_INSTRUCTIONS TO FOLLOW_:
Your job is to return the lines between the line holding "Give me the" and the line holding "const chartRef = useRef<HTMLDivElement>(null);", inclusive, exactly and with no pictures.
_ _ _ _ _ _ _
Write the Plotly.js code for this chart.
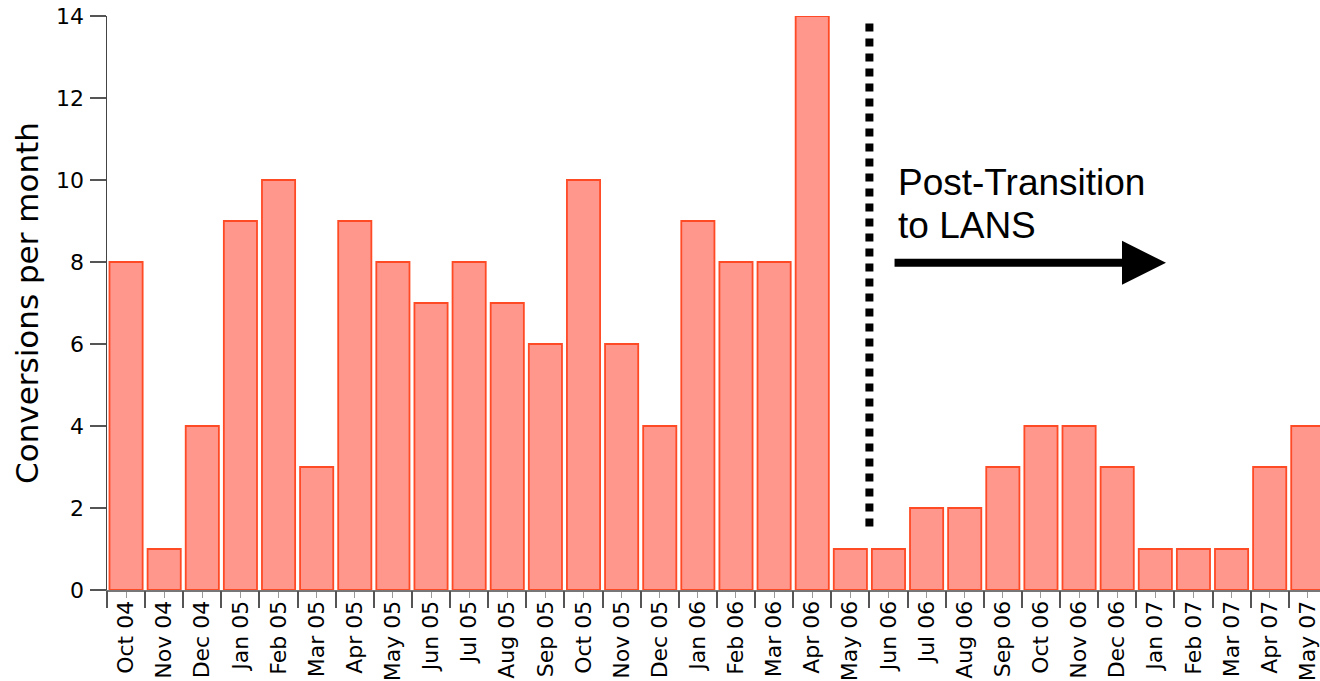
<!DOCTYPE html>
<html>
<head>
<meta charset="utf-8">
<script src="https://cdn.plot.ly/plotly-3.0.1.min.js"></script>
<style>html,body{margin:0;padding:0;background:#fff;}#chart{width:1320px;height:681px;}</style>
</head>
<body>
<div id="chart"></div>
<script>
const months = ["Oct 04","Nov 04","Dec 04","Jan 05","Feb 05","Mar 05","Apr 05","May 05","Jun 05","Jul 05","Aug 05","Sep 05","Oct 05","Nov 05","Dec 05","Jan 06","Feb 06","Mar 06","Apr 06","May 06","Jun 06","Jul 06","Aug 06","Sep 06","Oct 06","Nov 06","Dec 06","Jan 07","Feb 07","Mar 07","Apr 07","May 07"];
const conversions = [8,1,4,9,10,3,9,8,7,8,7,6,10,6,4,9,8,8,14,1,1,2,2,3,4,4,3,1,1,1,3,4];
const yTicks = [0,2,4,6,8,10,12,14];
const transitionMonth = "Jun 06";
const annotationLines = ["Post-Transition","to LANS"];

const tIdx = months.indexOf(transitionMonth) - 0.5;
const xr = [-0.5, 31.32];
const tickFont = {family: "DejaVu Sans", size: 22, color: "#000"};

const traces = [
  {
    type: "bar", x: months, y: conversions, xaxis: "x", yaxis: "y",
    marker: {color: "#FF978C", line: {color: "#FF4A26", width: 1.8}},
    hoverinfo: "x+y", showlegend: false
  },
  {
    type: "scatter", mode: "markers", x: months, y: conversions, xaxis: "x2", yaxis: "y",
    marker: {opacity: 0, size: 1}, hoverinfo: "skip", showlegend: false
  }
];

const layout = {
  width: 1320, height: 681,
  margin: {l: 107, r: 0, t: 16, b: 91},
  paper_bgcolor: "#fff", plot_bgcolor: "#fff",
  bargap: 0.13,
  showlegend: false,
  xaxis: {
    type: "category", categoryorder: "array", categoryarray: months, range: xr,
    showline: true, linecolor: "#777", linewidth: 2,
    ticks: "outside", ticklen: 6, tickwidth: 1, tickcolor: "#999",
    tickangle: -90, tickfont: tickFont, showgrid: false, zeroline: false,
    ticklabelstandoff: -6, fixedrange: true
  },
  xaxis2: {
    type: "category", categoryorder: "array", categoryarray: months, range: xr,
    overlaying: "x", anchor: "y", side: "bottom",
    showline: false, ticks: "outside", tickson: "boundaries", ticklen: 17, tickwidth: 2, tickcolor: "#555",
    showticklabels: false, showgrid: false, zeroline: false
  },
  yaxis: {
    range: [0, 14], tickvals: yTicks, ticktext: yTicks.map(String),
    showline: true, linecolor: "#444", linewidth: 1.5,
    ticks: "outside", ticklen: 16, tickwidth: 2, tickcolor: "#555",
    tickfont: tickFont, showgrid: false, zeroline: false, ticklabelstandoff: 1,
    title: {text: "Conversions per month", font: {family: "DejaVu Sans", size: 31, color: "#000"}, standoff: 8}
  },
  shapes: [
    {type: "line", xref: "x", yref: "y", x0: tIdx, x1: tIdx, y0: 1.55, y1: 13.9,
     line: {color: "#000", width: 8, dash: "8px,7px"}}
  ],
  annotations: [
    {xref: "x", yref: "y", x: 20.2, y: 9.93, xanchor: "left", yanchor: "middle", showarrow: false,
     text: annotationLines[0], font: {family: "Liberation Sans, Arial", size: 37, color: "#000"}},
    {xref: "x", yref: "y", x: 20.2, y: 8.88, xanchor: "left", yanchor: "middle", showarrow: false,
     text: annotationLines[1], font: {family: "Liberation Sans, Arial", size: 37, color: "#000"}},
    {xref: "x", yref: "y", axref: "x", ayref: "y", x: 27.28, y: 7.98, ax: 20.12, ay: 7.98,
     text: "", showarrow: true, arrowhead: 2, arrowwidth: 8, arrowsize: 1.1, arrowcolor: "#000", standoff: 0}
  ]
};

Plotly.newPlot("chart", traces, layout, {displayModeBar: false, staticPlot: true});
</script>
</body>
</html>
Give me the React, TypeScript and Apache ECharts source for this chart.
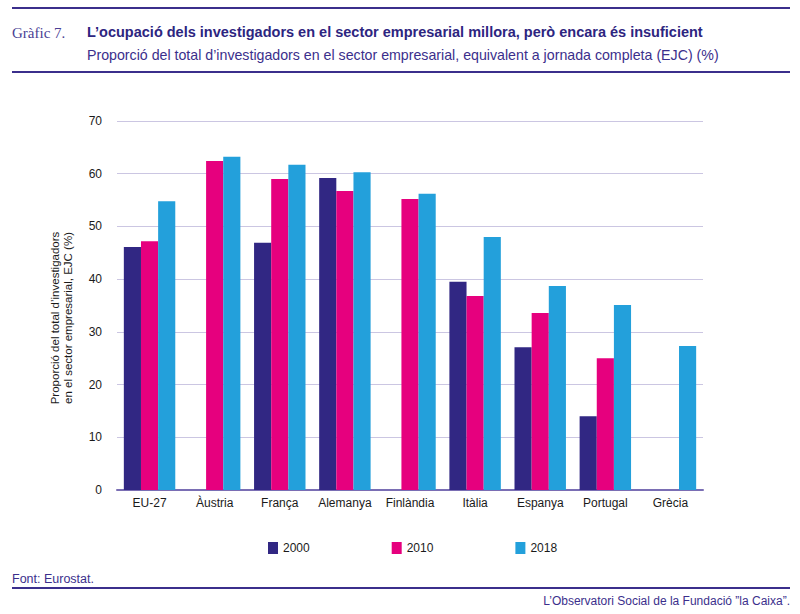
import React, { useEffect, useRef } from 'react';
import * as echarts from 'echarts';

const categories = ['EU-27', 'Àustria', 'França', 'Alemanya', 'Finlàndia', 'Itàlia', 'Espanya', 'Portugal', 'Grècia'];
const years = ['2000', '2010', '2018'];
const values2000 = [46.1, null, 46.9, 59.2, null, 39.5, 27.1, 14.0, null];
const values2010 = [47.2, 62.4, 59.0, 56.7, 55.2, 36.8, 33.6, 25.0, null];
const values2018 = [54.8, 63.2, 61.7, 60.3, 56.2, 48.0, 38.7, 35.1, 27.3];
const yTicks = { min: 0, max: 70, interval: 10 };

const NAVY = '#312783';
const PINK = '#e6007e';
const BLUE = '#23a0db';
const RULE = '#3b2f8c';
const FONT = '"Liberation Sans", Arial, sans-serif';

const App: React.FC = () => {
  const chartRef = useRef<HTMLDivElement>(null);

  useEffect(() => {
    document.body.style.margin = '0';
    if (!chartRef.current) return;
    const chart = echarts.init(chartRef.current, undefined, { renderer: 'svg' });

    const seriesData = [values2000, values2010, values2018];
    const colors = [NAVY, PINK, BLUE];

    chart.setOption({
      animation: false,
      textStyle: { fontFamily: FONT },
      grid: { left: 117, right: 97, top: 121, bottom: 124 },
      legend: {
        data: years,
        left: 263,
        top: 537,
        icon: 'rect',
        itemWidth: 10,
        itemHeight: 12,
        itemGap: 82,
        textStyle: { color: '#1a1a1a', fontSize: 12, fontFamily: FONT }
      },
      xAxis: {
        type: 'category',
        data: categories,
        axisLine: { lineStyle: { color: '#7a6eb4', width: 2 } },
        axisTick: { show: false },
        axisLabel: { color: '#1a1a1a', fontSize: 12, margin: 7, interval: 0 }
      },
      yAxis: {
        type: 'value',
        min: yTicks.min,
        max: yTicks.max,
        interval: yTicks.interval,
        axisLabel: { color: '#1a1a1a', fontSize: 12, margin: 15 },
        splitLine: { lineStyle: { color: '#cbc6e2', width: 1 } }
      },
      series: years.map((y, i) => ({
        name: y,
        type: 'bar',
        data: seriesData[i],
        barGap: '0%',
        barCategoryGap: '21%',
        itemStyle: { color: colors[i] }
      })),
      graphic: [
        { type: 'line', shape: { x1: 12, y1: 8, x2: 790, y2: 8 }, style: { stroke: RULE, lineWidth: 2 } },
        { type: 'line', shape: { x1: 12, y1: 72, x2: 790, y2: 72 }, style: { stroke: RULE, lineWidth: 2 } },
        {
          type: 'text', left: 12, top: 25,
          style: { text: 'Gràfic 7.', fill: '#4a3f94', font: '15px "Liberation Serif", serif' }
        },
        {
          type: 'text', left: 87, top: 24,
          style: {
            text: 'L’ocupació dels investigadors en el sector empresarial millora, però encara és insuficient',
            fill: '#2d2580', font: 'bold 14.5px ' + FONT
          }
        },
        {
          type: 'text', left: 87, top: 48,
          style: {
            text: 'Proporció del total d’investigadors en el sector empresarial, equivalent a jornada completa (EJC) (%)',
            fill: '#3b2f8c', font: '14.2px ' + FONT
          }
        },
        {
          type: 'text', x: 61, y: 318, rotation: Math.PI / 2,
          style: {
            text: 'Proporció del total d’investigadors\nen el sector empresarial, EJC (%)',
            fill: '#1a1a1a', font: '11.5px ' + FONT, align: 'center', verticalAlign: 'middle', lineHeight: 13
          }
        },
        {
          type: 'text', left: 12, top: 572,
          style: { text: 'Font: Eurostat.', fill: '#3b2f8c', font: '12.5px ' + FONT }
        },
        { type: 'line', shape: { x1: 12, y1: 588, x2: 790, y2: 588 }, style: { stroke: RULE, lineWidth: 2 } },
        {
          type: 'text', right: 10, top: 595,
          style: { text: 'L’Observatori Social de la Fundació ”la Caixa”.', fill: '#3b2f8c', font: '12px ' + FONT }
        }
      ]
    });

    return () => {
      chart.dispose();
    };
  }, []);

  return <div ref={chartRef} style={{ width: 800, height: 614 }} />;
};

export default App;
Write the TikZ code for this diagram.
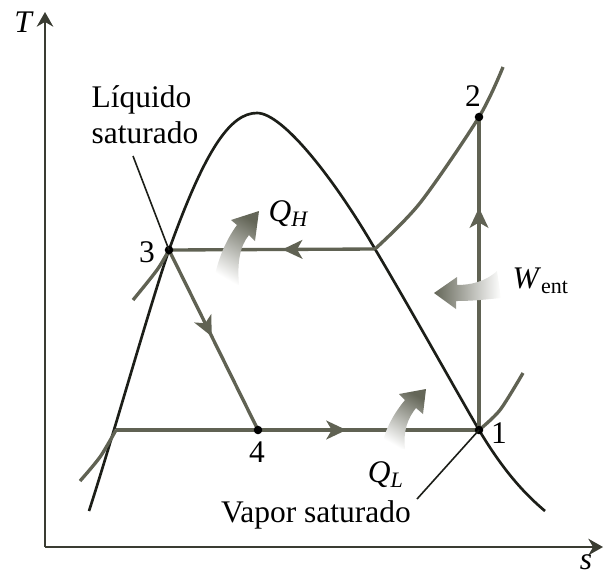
_ _ _ _ _ _ _
_FINISHED ANSWER_:
Give me the React, TypeScript and Apache ECharts source for this chart.
import React, { useEffect, useRef } from 'react';
import * as echarts from 'echarts';

const categories = ['EU-27', 'Àustria', 'França', 'Alemanya', 'Finlàndia', 'Itàlia', 'Espanya', 'Portugal', 'Grècia'];
const years = ['2000', '2010', '2018'];
const values2000 = [46.1, null, 46.9, 59.2, null, 39.5, 27.1, 14.0, null];
const values2010 = [47.2, 62.4, 59.0, 56.7, 55.2, 36.8, 33.6, 25.0, null];
const values2018 = [54.8, 63.2, 61.7, 60.3, 56.2, 48.0, 38.7, 35.1, 27.3];
const yTicks = { min: 0, max: 70, interval: 10 };

const NAVY = '#312783';
const PINK = '#e6007e';
const BLUE = '#23a0db';
const RULE = '#3b2f8c';
const FONT = '"Liberation Sans", Arial, sans-serif';

const App: React.FC = () => {
  const chartRef = useRef<HTMLDivElement>(null);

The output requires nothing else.